Depuis août 2021, les exportations françaises d’électricité dégringolent de 70 %. La France est désormais déficitaire et doit acheter de l’électricité aux autres producteurs.

À qui la faute ? Sans doute faut-il remonter à 2011 pour déceler dans les tripatouillages entre Martine Aubry (alors première secrétaire du PS) et Cécile Duflot (alors secrétaire fédérale d’EELV), les raisons d’une telle chute. Les deux opposantes à Nicolas Sarkozy, en pleine négociation pour les présidentielles et les législatives de 2012, s’accordent sur une sortie progressive du nucléaire. L’Allemagne d’Angela Merkel s’engage dans le même chemin, traumatisée par Fukushima. François Hollande, investi par les élections primaires, arrive finalement à l’Élysée et reprend la mesure à son compte.

C’est le cas Fessenheim, du nom de cette centrale alsacienne que François Hollande décide de fermer. Au-delà de ce symbole, c’est un désengagement général de la filière qui est à l’œuvre. Aucun nouveau projet n’est lancé. Sauf les démantèlements. Les jeunes ingénieurs et polytechniciens se détournent du nucléaire, puisque la filière est à ce moment jugée bouchée et sans avenir. EDF, entreprise publique (bientôt nationalisée), met en place la feuille de route et réduit ses investissements. Normal : le gouvernement veut alors abaisser de 75 à 50 % la part du nucléaire dans le mix énergétique. Pour la remplacer par quoi ?

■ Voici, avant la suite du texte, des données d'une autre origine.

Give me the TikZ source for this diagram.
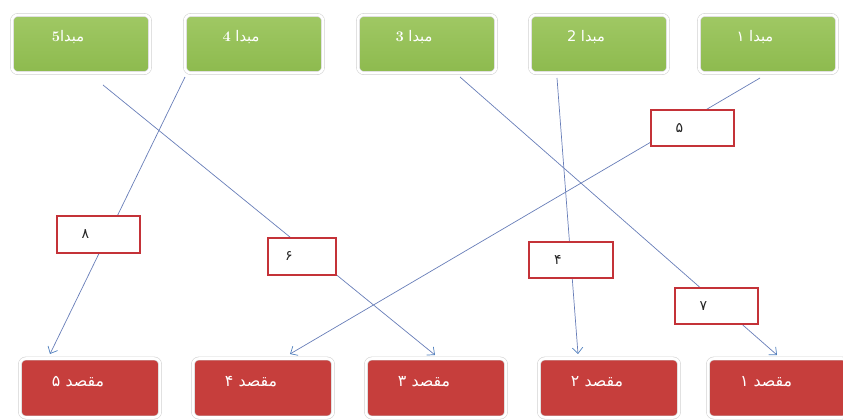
\documentclass[tikz,border=0pt]{standalone}
\usepackage{fontspec}
\newfontfamily\arabicfont[Script=Arabic]{DejaVu Sans}
\TeXXeTstate=1
\usetikzlibrary{arrows.meta,shadows}

\definecolor{srcgreen}{RGB}{141,186,78}
\definecolor{srclight}{RGB}{160,200,100}
\definecolor{dstred}{RGB}{198,62,60}
\definecolor{wtred}{RGB}{196,50,56}
\definecolor{flowblue}{RGB}{104,126,184}
\definecolor{tipblue}{RGB}{80,128,190}

\newcommand{\latdigit}[1]{{\rmfamily\bfseries #1}}

\tikzset{
  box/.style={rounded corners=5pt, draw=black!18, double=white,
    double distance=2.2pt, line width=0.5pt,
    minimum width=41.4mm, minimum height=17.4mm,
    drop shadow={shadow xshift=0pt, shadow yshift=-1.6pt, opacity=0.2}},
  src/.style={box, top color=srclight, bottom color=srcgreen,
    label={[text=white, font=\arabicfont\fontsize{12.5}{14}\selectfont, xshift=-3.9mm, yshift=2.1mm]center:#1}},
  dst/.style={box, fill=dstred, minimum width=42mm, minimum height=17.7mm,
    label={[text=white, font=\arabicfont\fontsize{13.5}{15}\selectfont, xshift=-3.6mm, yshift=1.8mm]center:#1}},
  wt/.style={draw=wtred, line width=1.5pt, fill=white,
    minimum width=25mm, minimum height=11mm,
    label={[text=black!85, font=\arabicfont\fontsize{12}{14}\selectfont, xshift=-3.9mm]center:#1}},
  flow/.style={draw=flowblue, line width=0.6pt,
    -{Straight Barb[length=5pt, width=9pt, color=tipblue]}}
}

\begin{document}
\begin{tikzpicture}[x=0.3mm, y=-0.3mm]
\useasboundingbox (0,0) rectangle (843,420);

% sources (top row)
\node[src={\beginR مبدا\latdigit{5}\endR}] (m5) at (81,44) {};
\node[src={\beginR مبدا \latdigit{4}\endR}] (m4) at (254,44) {};
\node[src={\beginR مبدا \latdigit{3}\endR}] (m3) at (427,44) {};
\node[src={\beginR مبدا 2\endR}] (m2) at (599,44) {};
\node[src={\beginR مبدا ۱\endR}] (m1) at (768,44) {};

% destinations (bottom row)
\node[dst={\beginR مقصد ۵\endR}] (q5) at (90,388) {};
\node[dst={\beginR مقصد ۴\endR}] (q4) at (263,388) {};
\node[dst={\beginR مقصد ۳\endR}] (q3) at (436,388) {};
\node[dst={\beginR مقصد ۲\endR}] (q2) at (609,388) {};
\node[dst={\beginR مقصد ۱\endR}] (q1) at (778,388) {};

% line ends
\coordinate (a5) at (103,85);
\coordinate (a4) at (185,77);
\coordinate (a3) at (460,77);
\coordinate (a2) at (557,78);
\coordinate (a1) at (760,78);
\coordinate (b5) at (50,354);
\coordinate (b4) at (290,354);
\coordinate (b3) at (435,355);
\coordinate (b2) at (578,354);
\coordinate (b1) at (777,355);

% assignments
\draw[flow] (a4) -- (b5);
\draw[flow] (a5) -- (b3);
\draw[flow] (a3) -- (b1);
\draw[flow] (a2) -- (b2);
\draw[flow] (a1) -- (b4);

% costs
\node[wt={\beginR ۸\endR}] (w8) at (98.5,234.5) {};
\node[wt={\beginR ۶\endR}, minimum width=20.4mm] (w6) at (302,256.5) {};
\node[wt={\beginR ۵\endR}] (w5) at (692.5,128) {};
\node[wt={\beginR ۴\endR}] (w4) at (571,260) {};
\node[wt={\beginR ۷\endR}] (w7) at (716.5,306) {};
\end{tikzpicture}
\end{document}
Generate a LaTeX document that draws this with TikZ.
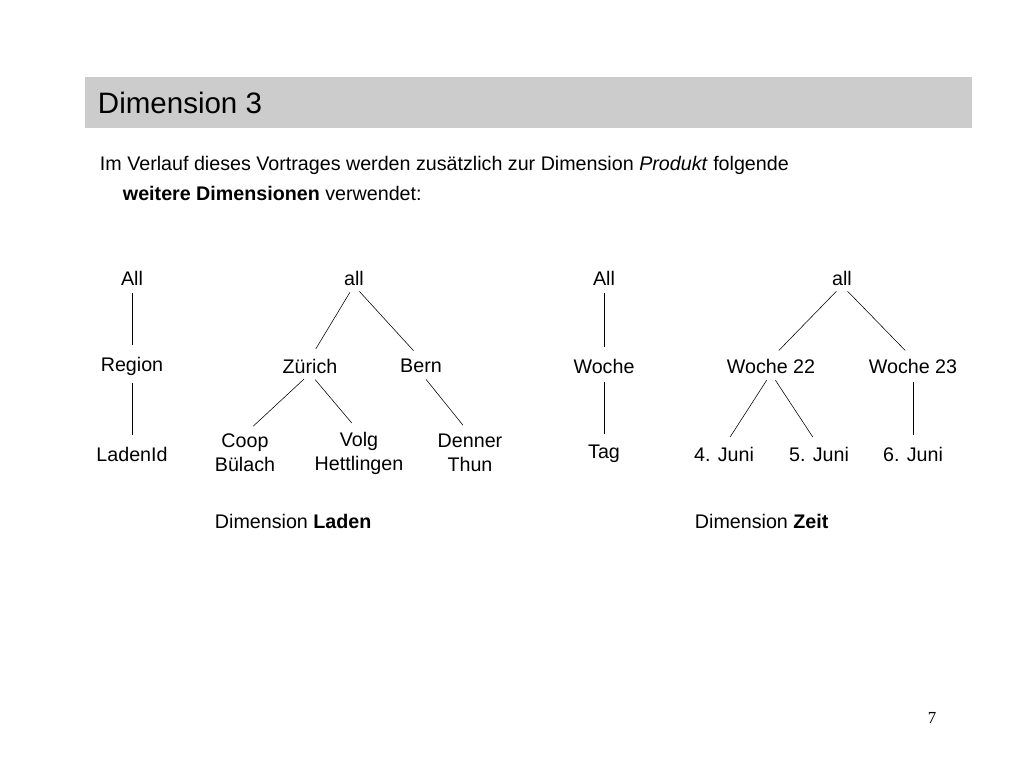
\documentclass[tikz,border=0pt]{standalone}
\usepackage{fontspec}
\setmainfont{Liberation Sans}
\newfontfamily\pagefont{Liberation Serif}
\usetikzlibrary{positioning}

\begin{document}
\begin{tikzpicture}[x=0.25mm,y=-0.25mm,font=\fontsize{14}{17}\selectfont]
\tikzset{level/.style={inner sep=0pt,align=center},
         link/.style={draw,thin,shorten <=2mm,shorten >=2.8mm}}
\useasboundingbox (0,0) rectangle (1024,768);
% title bar
\fill[black!20] (85,77) rectangle (972,128);
\node[anchor=west,font=\fontsize{21}{25}\selectfont] (title) at (93,103) {Dimension 3};
\node[anchor=west] (intro1) at (95,165) {Im Verlauf dieses Vortrages werden zus\"atzlich zur Dimension \textit{Produkt} folgende};
\node[anchor=west] (intro2) at (118,193) {\textbf{weitere Dimensionen} verwendet:};
% Laden
\node[level] (lAll) at (132,278) {All};
\node[level] (lReg) at (132,366) {Region};
\node[level] (lId) at (132,454) {LadenId};
\node[level] (lall) at (354,278) {all};
\node[level] (zh) at (310,366) {Z\"urich};
\node[level] (be) at (421,366) {Bern};
\node[level] (coop) at (245,453) {Coop\\B\"ulach};
\node[level] (volg) at (359,453) {Volg\\Hettlingen};
\node[level] (denner) at (470,453) {Denner\\Thun};
\node[anchor=west] (dimL) at (210,521) {Dimension \textbf{Laden}};
% Zeit
\node[level] (zAll) at (604,278) {All};
\node[level] (woche) at (604,366) {Woche};
\node[level] (tag) at (604,454) {Tag};
\node[level] (zall) at (842,278) {all};
\node[level] (w22) at (771,366) {Woche 22};
\node[level] (w23) at (913,366) {Woche 23};
\node[level] (j4) at (724,454) {4. Juni};
\node[level] (j5) at (819,454) {5. Juni};
\node[level] (j6) at (913,454) {6. Juni};
\node[anchor=west] (dimZ) at (690,521) {Dimension \textbf{Zeit}};
\node[font=\pagefont\fontsize{12}{14}\selectfont] (page) at (932,718) {7};
% links
\path[link] (lAll.south) -- (lReg.north);
\path[link] (lReg.south) -- (lId.north);
\path[link] (lall.south) -- (zh.north);
\path[link] (lall.south) -- (be.north);
\path[link] (zh.south) -- (coop.north);
\path[link] (zh.south) -- (volg.north);
\path[link] (be.south) -- (denner.north);
\path[link] (zAll.south) -- (woche.north);
\path[link] (woche.south) -- (tag.north);
\path[link] (zall.south) -- (w22.north);
\path[link] (zall.south) -- (w23.north);
\path[link] (w22.south) -- (j4.north);
\path[link] (w22.south) -- (j5.north);
\path[link] (w23.south) -- (j6.north);
\end{tikzpicture}
\end{document}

Les funestes choix d’hier…

Les funestes choix d’hier se révèlent aujourd’hui sous nos yeux. 30 réacteurs sur 52 sont à l’arrêt. 18 pour des opérations de maintenance programmée, 12 autres pour des problèmes de corrosion. Emmanuel Macron porte d’évidence une responsabilité directe. Secrétaire général adjoint à la présidence de la République, ministre de l’Économie puis président de la République, il s’est longtemps inscrit, sur ce sujet, dans les pas de son prédécesseur. Durant la campagne de 2017, il l’avait d’ailleurs déclaré in petto dans ses documents de campagne : « Je garderai le cadre de la loi de transition énergétique. » Il faudra attendre son discours de Belfort, le 10 février, pour qu’il fasse sa « conversion à l’atome » et décide un réengagement. Il était plus que temps.

Les parlementaires veulent savoir

Olivier Marleix, président du groupe Les Républicains à l’Assemblée nationale, souhaite convoquer une commission d’enquête sur ce sujet. Ce parlementaire aguerri, spécialiste des questions industrielles, espère y convoquer François Hollande. Le député d’Eure-et-Loir s’indigne au micro d’Europe 1: « Comment on a pu saturer l’espace public de cette idée qu’il fallait laisser tomber le nucléaire, que c’était le passé, alors que tous les pays autour de nous lançaient des chantiers sur le nucléaire ? »

David Lisnard, maire de Cannes et président de l’Association des maires de France (AMF), résume à sa façon : « On ne peut pas passer notre temps à nous dire qu’on est en guerre. On est dans nos échecs. Ceux qui nous disent aujourd’hui avec beaucoup de moralisme qu’il faut faire attention sont ceux qui ont détruit une œuvre qui datait du général de Gaulle ».